Assassination of The Prime Minister

Back in England, Bellingham began to petition the United Kingdom Government for compensation for his imprisonment, but was refused (the United Kingdom had broken off diplomatic relations with Russia in November 1808). His wife tried to persuade him to drop the issue and Bellingham went back into work.

In 1812, Bellingham again went to work in London, where he renewed his attempts to win compensation. On 18 April, he went in person to the offices of the Foreign Office where a civil servant called Hill told him he was at liberty to take whatever measures he thought proper. Bellingham had already started preparations for resolving the matter in another way, and, on 20 April, he bought two half-inch calibre (12.7 mm) pistols from W. Beckwith, gunsmith of 58 Skinner Street. He also arranged with a tailor to have a secret inside pocket put on his coat. Around this time, he was often seen in the lobby of the House of Commons.

After taking the family of a friend to see a water-colour painting exhibition on 11 May 1812, Bellingham casually remarked that he had some business to attend to, and made his way to Parliament. He waited in the lobby until the Prime Minister, Spencer Perceval, appeared, then stepped forward and shot him through the heart. Bellingham then calmly sat on a bench. He was immediately detained by those present and identified by Isaac Gascoyne, MP for Liverpool.
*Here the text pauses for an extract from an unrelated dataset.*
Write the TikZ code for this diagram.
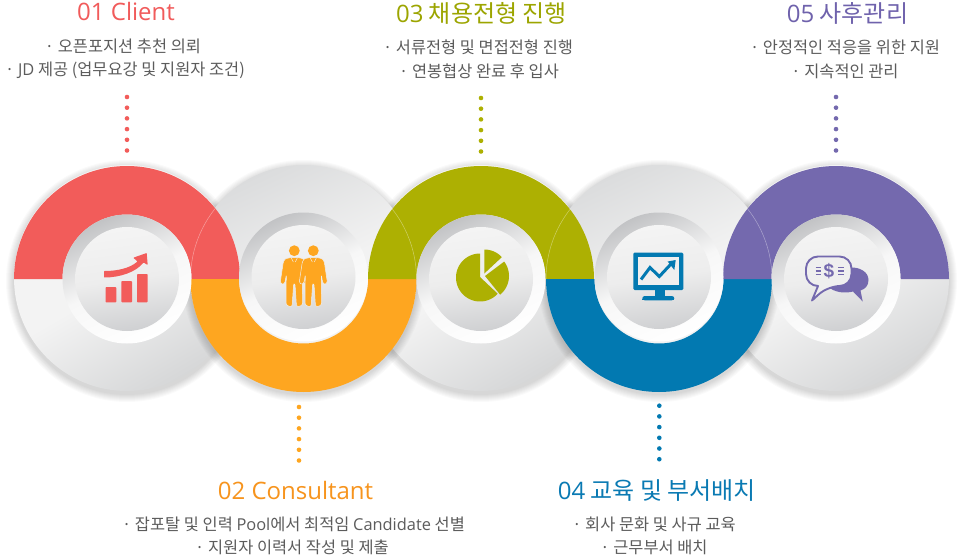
\documentclass[tikz,border=0pt]{standalone}
\usepackage{fontspec}
\setmainfont{Noto Sans CJK KR}
\newfontfamily\lat{Open Sans}
\newfontfamily\dollar{Liberation Sans}[BoldFont={Liberation Sans Bold}]
\definecolor{cred}{HTML}{F25C5A}
\definecolor{corange}{HTML}{FEA620}
\definecolor{colive}{HTML}{ADB002}
\definecolor{cblue}{HTML}{0279B1}
\definecolor{cpurple}{HTML}{7469AE}
\definecolor{tred}{HTML}{F15B5B}
\definecolor{torange}{HTML}{F7941D}
\definecolor{tolive}{HTML}{9CA500}
\definecolor{tblue}{HTML}{0A7AB3}
\definecolor{tpurple}{HTML}{6F62AC}
\definecolor{ctext}{HTML}{5C5C5C}
\definecolor{iconbg}{HTML}{EFEFEF}
\definecolor{F2}{HTML}{F3F3F3}\definecolor{F1}{HTML}{F2F2F2}\definecolor{D8}{HTML}{D6D7D8}\definecolor{D9}{HTML}{DBDCDD}
\definecolor{C4}{HTML}{C2C3C5}\definecolor{F3}{HTML}{F4F4F4}\definecolor{EE}{HTML}{EDEDED}\definecolor{CF}{HTML}{CFD0D2}
\definecolor{MW}{HTML}{F7F7F7}
\tikzset{
  px/.style={y=-1pt,yshift=558pt},
  discbase/.style={circle,inner sep=0pt,outer sep=0pt,minimum size=226pt},
  discdown/.style={discbase,top color=F2,bottom color=D8,middle color=F2,shading angle=30},
  discup/.style={discbase,top color=D9,bottom color=F1,middle color=F1,shading angle=25},
  ringdisc/.style={circle,inner sep=0pt,outer sep=0pt,minimum size=129pt,top color=C4,bottom color=white,middle color=MW,shading angle=25},
  innerdisc/.style={circle,inner sep=0pt,outer sep=0pt,minimum size=104pt,top color=F3,bottom color=CF,middle color=EE,shading angle=8},
  dotline/.style={#1,line cap=round,line width=4.6pt,dash pattern=on 0pt off 10.7pt},
  title/.style={inner sep=0pt,font=\fontsize{24}{28}\selectfont},
  body/.style={inner sep=0pt,text=ctext,font=\fontsize{16.4}{19}\selectfont},
  faint/.style={white,opacity=.4,line width=.5pt}
}
\newcommand{\softshadow}[2]{\foreach \rr in {114,115,...,121}{\fill[black,opacity=.018] (#1,#2-3) circle (\rr);}}
\newcommand{\halfup}[2]{\fill[#2] (#1-113,279) arc[start angle=180,end angle=0,radius=113] -- (#1+64.5,279) arc[start angle=0,end angle=180,radius=64.5] -- cycle;}
\newcommand{\halfdown}[2]{\fill[#2] (#1-113,279) arc[start angle=180,end angle=360,radius=113] -- (#1+64.5,279) arc[start angle=360,end angle=180,radius=64.5] -- cycle;}
\newcommand{\person}[1]{%
  \fill[corange] (#1,250.7) circle (5.4);
  \fill[corange,draw=iconbg,line width=.5pt,rounded corners=1pt]
    (#1-3,257.5) -- (#1-9,258.7) -- (#1-11,262) -- (#1-14,282) -- (#1-12,284.5) -- (#1-9.5,283) -- (#1-8,275)
    -- (#1-8.3,304) -- (#1-6,306.3) -- (#1-2.2,306.3) -- (#1-.7,284) -- (#1+.7,284) -- (#1+2.2,306.3) -- (#1+6,306.3) -- (#1+8.3,304)
    -- (#1+8,275) -- (#1+9.5,283) -- (#1+12,284.5) -- (#1+14,282) -- (#1+11,262) -- (#1+9,258.7) -- (#1+3,257.5) -- cycle;
  \draw[iconbg,line width=.5pt] (#1-3,258) -- (#1-1,262) (#1+3,258) -- (#1+1,262);
}
\begin{document}
\begin{tikzpicture}[x=1pt,y=1pt]
\useasboundingbox (0,0) rectangle (960,558);
\fill[white] (0,0) rectangle (960,558);
% shadows and grey discs
\softshadow{127}{280}\node[discdown] (c1) at (127,280) {};
\softshadow{481}{280}\node[discdown] (c3) at (481,280) {};
\softshadow{836}{280}\node[discdown] (c5) at (836,280) {};
\softshadow{303.5}{280}\node[discup] (c2) at (303.5,280) {};
\softshadow{659}{280}\node[discup] (c4) at (659,280) {};
% coloured half rings
\halfup{127}{cred}
\halfdown{303.5}{corange}
\halfup{481}{colive}
\halfdown{659}{cblue}
\halfup{836}{cpurple}
% faint outlines
\draw[faint] (303.5,279)++(180:113) arc[start angle=180,end angle=141.6,radius=113];
\draw[faint] (303.5,279)++(0:113) arc[start angle=0,end angle=38.4,radius=113];
\draw[faint] (659,279)++(180:113) arc[start angle=180,end angle=141.6,radius=113];
\draw[faint] (659,279)++(0:113) arc[start angle=0,end angle=38.4,radius=113];
% inner rings
\node[ringdisc] (r1) at (127,279) {};
\node[ringdisc] (r2) at (303.5,281) {};
\node[ringdisc] (r3) at (481,279) {};
\node[ringdisc] (r4) at (659,281) {};
\node[ringdisc] (r5) at (836,279) {};
\node[innerdisc] (i1) at (127,279) {};
\node[innerdisc] (i2) at (303.5,281) {};
\node[innerdisc] (i3) at (481,279) {};
\node[innerdisc] (i4) at (659,281) {};
\node[innerdisc] (i5) at (836,279) {};
\begin{scope}[px]
% dotted connectors
\coordinate (a1) at (127,97);  \coordinate (b1) at (127,151);
\coordinate (a2) at (299,407); \coordinate (b2) at (299,461);
\coordinate (a3) at (481,98);  \coordinate (b3) at (481,152);
\coordinate (a4) at (659.3,405.7); \coordinate (b4) at (659.3,459.7);
\coordinate (a5) at (836,97);  \coordinate (b5) at (836,151);
\draw[dotline=cred] (a1) -- (b1);
\draw[dotline=corange] (a2) -- (b2);
\draw[dotline=colive] (a3) -- (b3);
\draw[dotline=cblue] (a4) -- (b4);
\draw[dotline=cpurple] (a5) -- (b5);
% texts
\node[title,text=tred] (t1) at (126,12) {\lat 01 Client};
\node[body] (t1a) at (123,46) {· 오픈포지션 추천 의뢰};
\node[body] (t1b) at (125,70) {· {\lat JD} 제공 (업무요강 및 지원자 조건)};
\node[title,text=torange] (t2) at (295.5,490) {\lat 02 Consultant};
\node[body] (t2a) at (293.5,524) {· 잡포탈 및 인력 {\lat Pool}에서 최적임 {\lat Candidate} 선별};
\node[body] (t2b) at (292,547) {· 지원자 이력서 작성 및 제출};
\node[title,text=tolive] (t3) at (481.5,13) {{\lat 03} 채용전형 진행};
\node[body] (t3a) at (478,47) {· 서류전형 및 면접전형 진행};
\node[body] (t3b) at (479,71) {· 연봉협상 완료 후 입사};
\node[title,text=tblue] (t4) at (657,491) {{\lat 04} 교육 및 부서배치};
\node[body] (t4a) at (654,524) {· 회사 문화 및 사규 교육};
\node[body] (t4b) at (654,547) {· 근무부서 배치};
\node[title,text=tpurple] (t5) at (847.5,13) {{\lat 05} 사후관리};
\node[body] (t5a) at (845,47) {· 안정적인 적응을 위한 지원};
\node[body] (t5b) at (845,71) {· 지속적인 관리};
% icon 1: rising bars
\fill[cred,rounded corners=.8pt] (105.5,287) rectangle (116.3,302.3);
\fill[cred,rounded corners=.8pt] (121.3,281) rectangle (132,302.3);
\fill[cred,rounded corners=.8pt] (137,274) rectangle (147.7,302.3);
\fill[cred,rounded corners=.6pt] (104,271) .. controls (118,271) and (130,268) .. (137.5,261.5)
  -- (133.3,257.7) -- (146.7,253) -- (147.7,265) -- (143.5,262.5)
  .. controls (136,272) and (120,277.5) .. (104,277.5) -- cycle;
% icon 2: two people
\person{294.3}
\person{313.3}
% icon 3: pie
\fill[colive] (480,277) -- plot[domain=90:317.5,samples=50] ({480+24*cos(\x)},{277.5-24*sin(\x)}) -- cycle;
\fill[colive] (485,276) -- plot[domain=37:-51,samples=30] ({485+24*cos(\x)},{276-24*sin(\x)}) -- cycle;
\fill[colive] (484.3,273.5) -- plot[domain=90:43,samples=20] ({484.3+24*cos(\x)},{273.5-24*sin(\x)}) -- cycle;
% icon 4: monitor
\fill[cblue,rounded corners=1.2pt] (633.3,252.7) rectangle (683.3,290);
\fill[iconbg] (637.7,256.7) rectangle (679,285.3);
\fill[cblue] (655,289) rectangle (665,297);
\fill[cblue,rounded corners=2.5pt] (642.3,300.3) -- (642.3,296) -- (674.3,296) -- (674.3,300.3) -- cycle;
\fill[cblue] (642.3,299) rectangle (674.3,300.3);
\draw[cblue,line width=3pt,line join=miter] (641,279.5) -- (650,267.5) -- (659.3,276.5) -- (671,264);
\fill[cblue] (667.7,261.5) -- (675.7,260) -- (674.3,270) -- cycle;
% icon 5: speech bubbles
\fill[cpurple] (850,267.5) .. controls (860,267) and (868.5,272) .. (868.5,280)
  .. controls (868.5,286) and (865,289) .. (860.5,290.5) -- (862.7,301.5) -- (853,291.5)
  .. controls (845,293.5) and (835,293) .. (827,286) -- cycle;
\draw[cpurple,fill=iconbg,line width=1.9pt,line join=round,rounded corners=12pt]
  (818,286) -- (806,286) -- (806,256.5) -- (851.5,256.5) -- (851.5,286) -- (828,286) [sharp corners] -- (812,300.5) -- cycle;
\node[inner sep=0pt,text=cpurple,font=\dollar\bfseries\fontsize{19}{19}\selectfont] (dl) at (829,271) {\$};
\draw[cpurple,line width=1.5pt] (815.7,267.3) -- (821,267.3) (815.7,271) -- (821,271) (815.7,274.5) -- (821,274.5)
  (838.3,267.3) -- (844.3,267.3) (838.3,271) -- (844.3,271) (838.3,274.5) -- (844.3,274.5);
\end{scope}
\end{tikzpicture}
\end{document}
Bellingham was tried on Friday 15 May at the Old Bailey where he argued that he would have preferred to kill the British Ambassador to Russia, but that he was entitled as a wronged man to kill the representative of those he saw as his oppressors. He gave a formal statement to the court, saying:

"Recollect, Gentlemen, what was my situation. Recollect that my family was ruined and myself destroyed, merely because it was Mr Perceval's pleasure that justice should not be granted; sheltering himself behind the imagined security of his station, and trampling upon law and right in the belief that no retribution could reach him. I demand only my right, and not a favour; I demand what is the birthright and privilege of every Englishman. Gentlemen, when a minister sets himself above the laws, as Mr Perceval did, he does it as his own personal risk. If this were not so, the mere will of the minister would become the law, and what would then become of your liberties? I trust that this serious lesson will operate as a warning to all future ministers, and that they will henceforth do the thing that is right, for if the upper ranks of society are permitted to act wrong with impunity, the inferior ramifications will soon become wholly corrupted. Gentlemen, my life is in your hands, I rely confidently in your justice."

Evidence that Bellingham was insane was put forward by witnesses, but not by Bellingham himself, and was discounted by the trial judge, Sir James Mansfield. Bellingham was found guilty and his sentence was handed down:

"That you be taken from hence to the place from whence you came, and from thence to a place of execution, where you shall be hanged by the neck until you be dead; your body to be dissected and anatomized."

The hanging was carried out in public on Monday 18 May. According to René Martin Pillet, a Frenchman who wrote an account of his ten years in England, the sentiment of the very large crowd that gathered at Bellingham's execution was:

"Farewell poor man, you owe satisfaction to the offended laws of your country, but God bless you! you have rendered an important service to your country, you have taught ministers that they should do justice, and grant audience when it is asked of them."

A subscription was raised for the widow and children of Bellingham, and "their fortune was ten times greater than they could ever have expected in any other circumstances". His widow remarried in 1813.